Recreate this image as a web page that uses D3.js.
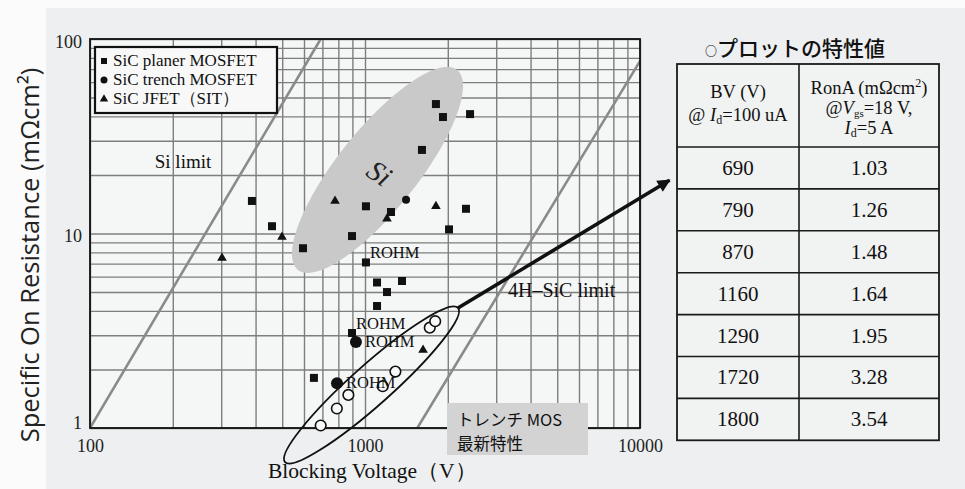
<!DOCTYPE html>
<html>
<head>
<meta charset="utf-8">
<script src="https://cdn.jsdelivr.net/npm/d3@7"></script>
<style>
  body { margin: 0; background: #edeff0; }
  svg { display: block; }
</style>
</head>
<body>
<div id="chart"></div>
<script>
// values: [blocking voltage V, specific on resistance mOhm cm2]
const planerMosfet = [
  [388, 14.7], [459, 10.9], [595, 8.4], [1811, 46.3], [1921, 39.7], [2410, 41.1],
  [1611, 26.9], [1008, 13.8], [1243, 12.9], [2329, 13.4], [2021, 10.5], [897, 9.7],
  [1008, 7.1], [1106, 5.6], [1363, 5.7], [1202, 5.0], [1106, 4.24], [897, 3.08], [652, 1.81]
]
const trenchMosfet = [[1410, 14.9]]
const trenchRohm = [[927, 2.77], [791, 1.70]]
const jfetSit = [[302, 7.48], [499, 9.6], [778, 14.7], [1202, 11.9], [1811, 13.8], [1626, 2.52]]

// table of the open circles
const tableBV = [690, 790, 870, 1160, 1290, 1720, 1800]
const tableRonA = [1.03, 1.26, 1.48, 1.64, 1.95, 3.28, 3.54]

const xTicks = [100, 1000, 10000]
const yTicks = [1, 10, 100]
const legendLabels = ["SiC planer MOSFET", "SiC trench MOSFET", "SiC  JFET（SIT）"]

const siLimit = [[100, 1], [690, 100]]
const sicLine = [[1550, 1], [10000, 77]]
const siRegion = [[570, 6.5], [2163, 69.3]]
const trenchRegion = [[512, 0.668], [2178, 4.14]]
const arrowPath = [[2178, 4.14], [12800, 18.8]]
const rohmLabels = [
  {at: [1008, 7.1], pos: "above"},
  {at: [897, 3.08], pos: "above"},
  {at: [927, 2.77], pos: "right"},
  {at: [791, 1.70], pos: "right"}
]

const width = 965, height = 489
const margin = {top: 39, left: 90}
const w = 550, h = 389
const serif = "'Liberation Serif', 'DejaVu Serif', serif"
const jp = "'Noto Sans CJK JP', sans-serif"

const svg = d3.select("#chart")
  .append("svg")
  .attr("width", width)
  .attr("height", height)

// paper background
svg.append("rect").attr("width", width).attr("height", height).attr("fill", "#edeff0")
svg.append("rect").attr("width", width).attr("height", 8).attr("fill", "#fbfbfb")
svg.append("rect").attr("width", 46).attr("height", height).attr("fill", "#fbfbfb")

const g = svg.append("g")
  .attr("transform", `translate(${margin.left}, ${margin.top})`)

g.append("clipPath")
  .attr("id", "clip")
  .append("rect")
  .attr("width", w)
  .attr("height", h)

const xScale = d3.scaleLog().domain([100, 10000]).range([0, w])
const yScale = d3.scaleLog().domain([1, 100]).range([h, 0])

g.append("rect").attr("width", w).attr("height", h).attr("fill", "#f5f6f6")

// log grid
const minorX = d3.range(2, 4).flatMap(e => d3.range(1, 10).map(m => m * 10 ** e)).concat([10000])
const minorY = d3.range(0, 2).flatMap(e => d3.range(1, 10).map(m => m * 10 ** e)).concat([100])

g.append("g")
  .attr("class", "grid")
  .attr("transform", `translate(0, ${h})`)
  .call(d3.axisBottom(xScale).tickValues(minorX).tickSize(-h).tickFormat(""))
g.append("g")
  .attr("class", "grid")
  .call(d3.axisLeft(yScale).tickValues(minorY).tickSize(-w).tickFormat(""))
g.selectAll(".grid .domain").remove()
g.selectAll(".grid line").attr("stroke", "#7e7e7e").attr("stroke-width", 1.4)

const plot = g.append("g").attr("clip-path", "url(#clip)")

function ellipse(parent, ends, halfWidth) {
  const p0 = [xScale(ends[0][0]), yScale(ends[0][1])]
  const p1 = [xScale(ends[1][0]), yScale(ends[1][1])]
  const cx = (p0[0] + p1[0]) / 2, cy = (p0[1] + p1[1]) / 2
  const len = Math.hypot(p1[0] - p0[0], p1[1] - p0[1]) / 2
  const ang = Math.atan2(p1[1] - p0[1], p1[0] - p0[0]) * 180 / Math.PI
  return parent.append("ellipse")
    .attr("cx", 0).attr("cy", 0)
    .attr("rx", len).attr("ry", halfWidth)
    .attr("transform", `translate(${cx}, ${cy}) rotate(${ang})`)
}

// Si region
ellipse(plot, siRegion, 40).attr("fill", "#c9c9c9")

const line = d3.line().x(d => xScale(d[0])).y(d => yScale(d[1]))

plot.append("path").attr("d", line(siLimit))
  .attr("stroke", "#8a8a8a").attr("stroke-width", 2.6).attr("fill", "none")
plot.append("path").attr("d", line(sicLine))
  .attr("stroke", "#8a8a8a").attr("stroke-width", 2.6).attr("fill", "none")

g.append("text")
  .attr("transform", `translate(${xScale(1130)}, ${yScale(20.5)}) rotate(35)`)
  .attr("font-family", serif).attr("font-style", "italic").attr("font-size", 29)
  .attr("fill", "#222").attr("text-anchor", "middle").attr("dy", "0.35em").text("Si")

// frame
g.append("rect").attr("width", w).attr("height", h)
  .attr("fill", "none").attr("stroke", "#111").attr("stroke-width", 1.8)

// tick labels
const xAxis = g.append("g")
  .attr("transform", `translate(0, ${h})`)
  .call(d3.axisBottom(xScale).tickValues(xTicks).tickSize(0).tickPadding(11).tickFormat(d3.format("d")))
const yAxis = g.append("g")
  .call(d3.axisLeft(yScale).tickValues(yTicks).tickSize(0).tickPadding(8).tickFormat(d3.format("d")))
g.selectAll(".domain").remove()
g.selectAll(".tick text")
  .attr("font-family", serif).attr("font-size", 18).attr("fill", "#222")
// the lowest label sits a little higher so it clears the "100" below it
yAxis.selectAll(".tick text").attr("dy", d => d === 1 ? "0.05em" : "0.45em")

// legend
const legend = g.append("g").attr("transform", "translate(5, 8)")
legend.append("rect").attr("width", 182).attr("height", 66)
  .attr("fill", "#f8f8f8").attr("stroke", "#111").attr("stroke-width", 2.2)
legend.selectAll("text.lab")
  .data(legendLabels)
  .join("text")
  .attr("class", "lab")
  .attr("x", 18).attr("y", (d, i) => 19 + i * 19)
  .attr("font-family", serif).attr("font-size", 17).attr("fill", "#111")
  .text(d => d)

const symSquare = d3.symbol().type(d3.symbolSquare)
const symTri = d3.symbol().type(d3.symbolTriangle)
legend.append("path").attr("transform", "translate(9, 14)").attr("d", symSquare.size(36)())
legend.append("circle").attr("cx", 9).attr("cy", 33).attr("r", 3.5)
legend.append("path").attr("transform", "translate(9, 52)").attr("d", symTri.size(30)())
legend.selectAll("path, circle").attr("fill", "#111")

// annotations
g.append("text").attr("x", xScale(172)).attr("y", yScale(21.7))
  .attr("font-family", serif).attr("font-size", 19).attr("fill", "#111").text("Si limit")
g.append("text").attr("x", xScale(3311)).attr("y", yScale(4.7))
  .attr("font-family", serif).attr("font-size", 20).attr("fill", "#111").text("4H–SiC limit")

// trench region and arrow
ellipse(g, trenchRegion, 20).attr("fill", "none").attr("stroke", "#111").attr("stroke-width", 1.8)

svg.append("defs").append("marker")
  .attr("id", "head")
  .attr("viewBox", "0 0 10 10")
  .attr("refX", 9).attr("refY", 5)
  .attr("markerWidth", 4.2).attr("markerHeight", 3.6)
  .attr("markerUnits", "strokeWidth")
  .attr("orient", "auto")
  .append("path").attr("d", "M0,0 L10,5 L0,10 Z").attr("fill", "#111")

g.append("path").attr("d", line(arrowPath))
  .attr("stroke", "#111").attr("stroke-width", 3.6).attr("fill", "none")
  .attr("marker-end", "url(#head)")

// points
g.selectAll(".planer")
  .data(planerMosfet)
  .join("path")
  .attr("class", "planer")
  .attr("transform", d => `translate(${xScale(d[0])}, ${yScale(d[1])})`)
  .attr("d", symSquare.size(64)())
  .attr("fill", "#111")

g.selectAll(".jfet")
  .data(jfetSit)
  .join("path")
  .attr("class", "jfet")
  .attr("transform", d => `translate(${xScale(d[0])}, ${yScale(d[1])})`)
  .attr("d", symTri.size(40)())
  .attr("fill", "#111")

g.selectAll(".trench")
  .data(trenchMosfet)
  .join("circle")
  .attr("class", "trench")
  .attr("cx", d => xScale(d[0])).attr("cy", d => yScale(d[1]))
  .attr("r", 4).attr("fill", "#111")

g.selectAll(".rohm")
  .data(trenchRohm)
  .join("circle")
  .attr("class", "rohm")
  .attr("cx", d => xScale(d[0])).attr("cy", d => yScale(d[1]))
  .attr("r", 6).attr("fill", "#111")

g.selectAll(".latest")
  .data(tableBV)
  .join("circle")
  .attr("class", "latest")
  .attr("cx", d => xScale(d)).attr("cy", (d, i) => yScale(tableRonA[i]))
  .attr("r", 5.3).attr("fill", "#f8f8f8").attr("stroke", "#111").attr("stroke-width", 1.6)

g.selectAll(".rohmlab")
  .data(rohmLabels)
  .join("text")
  .attr("class", "rohmlab")
  .attr("x", d => xScale(d.at[0]) + (d.pos === "above" ? 4 : 9))
  .attr("y", d => yScale(d.at[1]) + (d.pos === "above" ? -4 : 5))
  .attr("font-family", serif).attr("font-size", 16.5).attr("fill", "#111")
  .text("ROHM")

// trench MOS box
const tbox = svg.append("g").attr("transform", "translate(447, 403)")
tbox.append("rect").attr("width", 141).attr("height", 52).attr("fill", "#d3d3d3")
tbox.append("text").attr("x", 10).attr("y", 23)
  .attr("font-family", jp).attr("font-size", 16.5).attr("fill", "#111")
  .text("トレンチ MOS")
tbox.append("text").attr("x", 10).attr("y", 47)
  .attr("font-family", jp).attr("font-size", 16.5).attr("fill", "#111")
  .text("最新特性")

// axis titles
svg.append("text")
  .attr("transform", "translate(39, 255) rotate(-90)")
  .attr("text-anchor", "middle")
  .attr("font-family", "'Open Sans', 'Noto Sans', sans-serif").attr("font-size", 25.5).attr("fill", "#222")
  .text("Specific On Resistance (mΩcm²)")
svg.append("text")
  .attr("x", 268).attr("y", 478)
  .attr("font-family", serif).attr("font-size", 21.5).attr("fill", "#111")
  .text("Blocking Voltage（V）")

// table
const tx0 = 677, tx1 = 799, tx2 = 939, ty0 = 64, tyH = 147, rowH = 41.9
const ty1 = tyH + rowH * tableBV.length
const table = svg.append("g")

const title = table.append("text").attr("x", 795).attr("y", 56).attr("text-anchor", "middle")
  .attr("font-family", jp).attr("font-weight", 500).attr("font-size", 21).attr("fill", "#111")
title.append("tspan").attr("font-size", 12).attr("font-weight", 700).text("○")
title.append("tspan").text("プロットの特性値")

table.append("rect").attr("x", tx0).attr("y", ty0).attr("width", tx2 - tx0).attr("height", ty1 - ty0)
  .attr("fill", "#f1f2f2").attr("stroke", "#1a1a1a").attr("stroke-width", 1.8)
table.append("line").attr("x1", tx1).attr("x2", tx1).attr("y1", ty0).attr("y2", ty1)
  .attr("stroke", "#1a1a1a").attr("stroke-width", 1.6)
table.selectAll("line.row")
  .data(d3.range(tableBV.length))
  .join("line")
  .attr("class", "row")
  .attr("x1", tx0).attr("x2", tx2)
  .attr("y1", i => tyH + i * rowH).attr("y2", i => tyH + i * rowH)
  .attr("stroke", "#1a1a1a").attr("stroke-width", 1.6)

const head = table.append("g").attr("font-family", serif).attr("font-size", 18.5).attr("fill", "#111")
  .attr("text-anchor", "middle")
head.append("text").attr("x", (tx0 + tx1) / 2).attr("y", 98).text("BV (V)")
const h2 = head.append("text").attr("x", (tx0 + tx1) / 2).attr("y", 121)
h2.append("tspan").text("@ ")
h2.append("tspan").attr("font-style", "italic").text("I")
h2.append("tspan").attr("font-size", 12).attr("dy", 3).text("d")
h2.append("tspan").attr("dy", -3).text("=100 uA")

const r1 = head.append("text").attr("x", (tx1 + tx2) / 2).attr("y", 94)
r1.append("tspan").text("RonA (mΩcm")
r1.append("tspan").attr("font-size", 12).attr("dy", -7).text("2")
r1.append("tspan").attr("dy", 7).text(")")
const r2 = head.append("text").attr("x", (tx1 + tx2) / 2).attr("y", 114)
r2.append("tspan").text("@")
r2.append("tspan").attr("font-style", "italic").text("V")
r2.append("tspan").attr("font-size", 11).attr("dy", 3).text("gs")
r2.append("tspan").attr("dy", -3).text("=18 V,")
const r3 = head.append("text").attr("x", (tx1 + tx2) / 2).attr("y", 134)
r3.append("tspan").attr("font-style", "italic").text("I")
r3.append("tspan").attr("font-size", 12).attr("dy", 3).text("d")
r3.append("tspan").attr("dy", -3).text("=5 A")

table.selectAll("text.bv")
  .data(tableBV)
  .join("text")
  .attr("class", "bv")
  .attr("x", (tx0 + tx1) / 2).attr("y", (d, i) => tyH + i * rowH + rowH / 2 + 7)
  .attr("text-anchor", "middle").attr("font-family", serif).attr("font-size", 21).attr("fill", "#111")
  .text(d => d)
table.selectAll("text.ron")
  .data(tableRonA)
  .join("text")
  .attr("class", "ron")
  .attr("x", (tx1 + tx2) / 2).attr("y", (d, i) => tyH + i * rowH + rowH / 2 + 7)
  .attr("text-anchor", "middle").attr("font-family", serif).attr("font-size", 21).attr("fill", "#111")
  .text(d => d3.format(".2f")(d))
</script>
</body>
</html>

══════════

— Given exercise —
Print the data above verbatim from the first line through the line holding "const tableRonA = [1.03, 1.26, 1.48, 1.64, 1.95, 3.28, 3.54]", leaving every picture out.

— Solution —
Recreate this image as a web page that uses D3.js.
<!DOCTYPE html>
<html>
<head>
<meta charset="utf-8">
<script src="https://cdn.jsdelivr.net/npm/d3@7"></script>
<style>
  body { margin: 0; background: #edeff0; }
  svg { display: block; }
</style>
</head>
<body>
<div id="chart"></div>
<script>
// values: [blocking voltage V, specific on resistance mOhm cm2]
const planerMosfet = [
  [388, 14.7], [459, 10.9], [595, 8.4], [1811, 46.3], [1921, 39.7], [2410, 41.1],
  [1611, 26.9], [1008, 13.8], [1243, 12.9], [2329, 13.4], [2021, 10.5], [897, 9.7],
  [1008, 7.1], [1106, 5.6], [1363, 5.7], [1202, 5.0], [1106, 4.24], [897, 3.08], [652, 1.81]
]
const trenchMosfet = [[1410, 14.9]]
const trenchRohm = [[927, 2.77], [791, 1.70]]
const jfetSit = [[302, 7.48], [499, 9.6], [778, 14.7], [1202, 11.9], [1811, 13.8], [1626, 2.52]]

// table of the open circles
const tableBV = [690, 790, 870, 1160, 1290, 1720, 1800]
const tableRonA = [1.03, 1.26, 1.48, 1.64, 1.95, 3.28, 3.54]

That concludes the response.